Encontrei as meninas num domingo como tantos outros que passei ali. Quando nos sentamos à única mesa disponível na calçada, estava entre a paisagem da infância e a conversa adulta que tomava rumo naquele grupo. Duas delas estavam grávidas. Uma esperava sua primeira filha e a outra, seu segundo filho. O papo girava em torno das gravidezes e de como foram suas descobertas. Em algum momento, entre as piadas sobre as reações dos maridos para cá e o “vocês são tudo louca” da turma sem filhos para lá, meu estômago embrulhou. O chope não descia. Comecei a suar frio e a sorrir amarelo. Devo ter perdido a cor, mas como a tonalidade da minha pele é “branco São Paulo”, ninguém notou. O mal-estar era tanto que agradeci a Deus, quando resolveram pedir a conta.

Fingi que fui embora e dei uma volta na praça. Olhei para o coreto vazio e quase me vi ali dentro, pequena, acenando para mim mesma do lado de fora, apontando o caminho da farmácia mais próxima. Entrei na farmácia e fui primeiro para o corredor dos absorventes. Peguei dois pacotes e passeei com eles pela loja, só para ter certeza de que não havia nenhum conhecido. Cidade pequena, sabe como é, a fofoca rola solta. Achei que tinha visto meu tio, mas me enganei. Coloquei os absorventes na cestinha que o atendente me entregou e comecei a buscar testes de gravidez. Peguei dois, porque não sabia como usar. E se eu perdesse o palito na privada? E se eu não acertasse o lugar certo do xixi? E se viesse com defeito? Escondi os testes embaixo dos pacotes de absorventes e corri para o caixa.

“Déa?”

Puta merda.

“Oi, Carô. Nossa, quanto tempo! Não tinha te visto aqui”.
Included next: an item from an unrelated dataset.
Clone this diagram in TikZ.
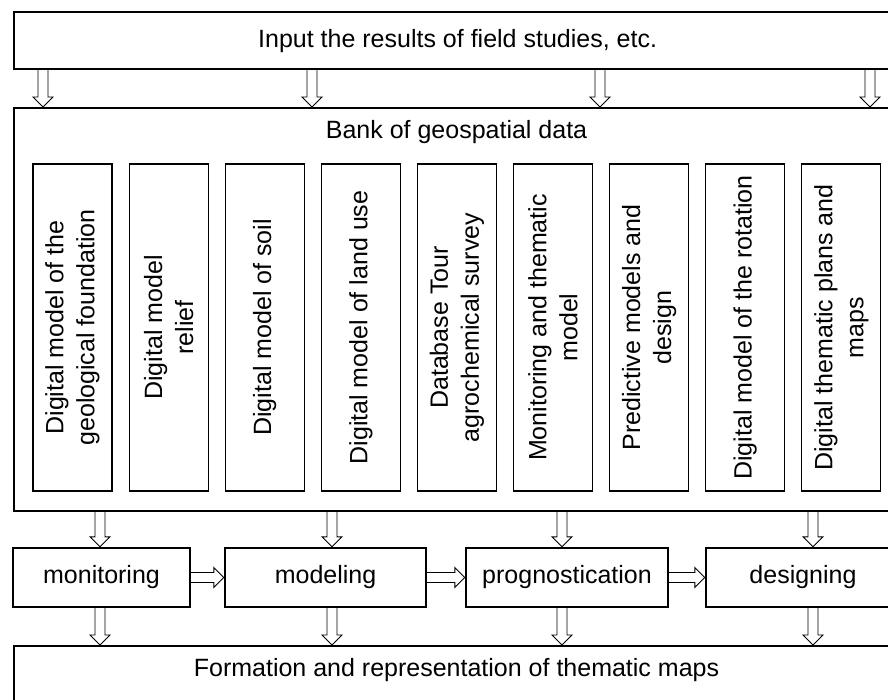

E seguiu-se a conversa. Como vão a mãe, o pai, a irmã, o cachorro ainda é o mesmo daquela época, a irmã está em Ribeirão, que legal, que legal. Eita, você está naqueles dias? Menina, sabe que eu comecei a ter enxaqueca todo mês? Então, vê se pode. Blá, blá-blá e mais blá.

“Próximo!”

Salva pelo gongo.

“Carô, pode ir, lembrei que preciso de escova de dentes. Que bom te ver. Beijo na mãe, no pai, no papagaio e tchau”.

Voltei para os corredores da farmácia, olhando discretamente por cima das gôndolas e só corri para o caixa quando a desconhecida se foi.

“Quer um saquinho marrom?”

Adoro a discrição do interior. Aqui a gente ainda esconde o “chico”.

“Sim, por favor”.

Cheguei em casa e fui direto para o banheiro. Li as instruções na caixa umas cinco vezes, mirei o xixi e esperei não mais que um minuto para duas linhas aparecerem.

Mensagem ao marido:

<Amor, fiz um teste de gravidez>.

<E aí?>

Mandei a foto.

<Andrea, o que isso significa?>

Mandei a foto das instruções para interpretação.

<Pelo amor de Deus, o que está acontecendo?>

Liguei para ele.

“Estou grávida”.

“Certeza?”

“É o que diz no papel”.

“Mas é certeza?”

“Não sei. Amanhã faço outro teste. Talvez só funcione com o primeiro xixi da manhã, não sei”.

“Não vou dormir essa noite”.

No dia seguinte, o outro teste também deu positivo. Mas eu não acreditei.

Fiz o mesmo caminho até a farmácia. A Andrea pequena continuava me olhando de dentro do coreto da praça, mas dessa vez ela gargalhava.

“Que foi?”

Comprei mais três testes, um de cada marca. Todos deram positivo.

Fiquei quieta. No dia seguinte partimos para São Paulo. No caminho, novamente a praça. Meu pai no volante e a minha mãe ao seu lado.

“Que saudade das crianças pequenas. Você se lembra de quando nós vínhamos aqui na praça pra ouvir a banda tocar, filha?”

Olhei para o coreto e me vi novamente lá dentro. Pequenininha, laço branco no cabelo, vestido bordô e um sorriso confiante de quem tem certeza de que está tudo bem e vai dar tudo certo.

Nota da autora 10 anos depois

Preciso acrescentar nessas memórias da primeira gravidez que, além dos cinco testes de farmácia, fiz o exame de sangue quando cheguei em São Paulo. Foi horrível, porque o resultado não vem com as palavras “positivo” ou “negativo”, vem em números. O tal do Beta HCG. E para interpretar aquilo? Google, claro. Mas quem me garantia que a informação estava correta no Google?

A confirmação mesmo veio com uma observação do meu pai.

“Filha, com o tanto que você está comendo, você acha mesmo que precisa de outro exame?”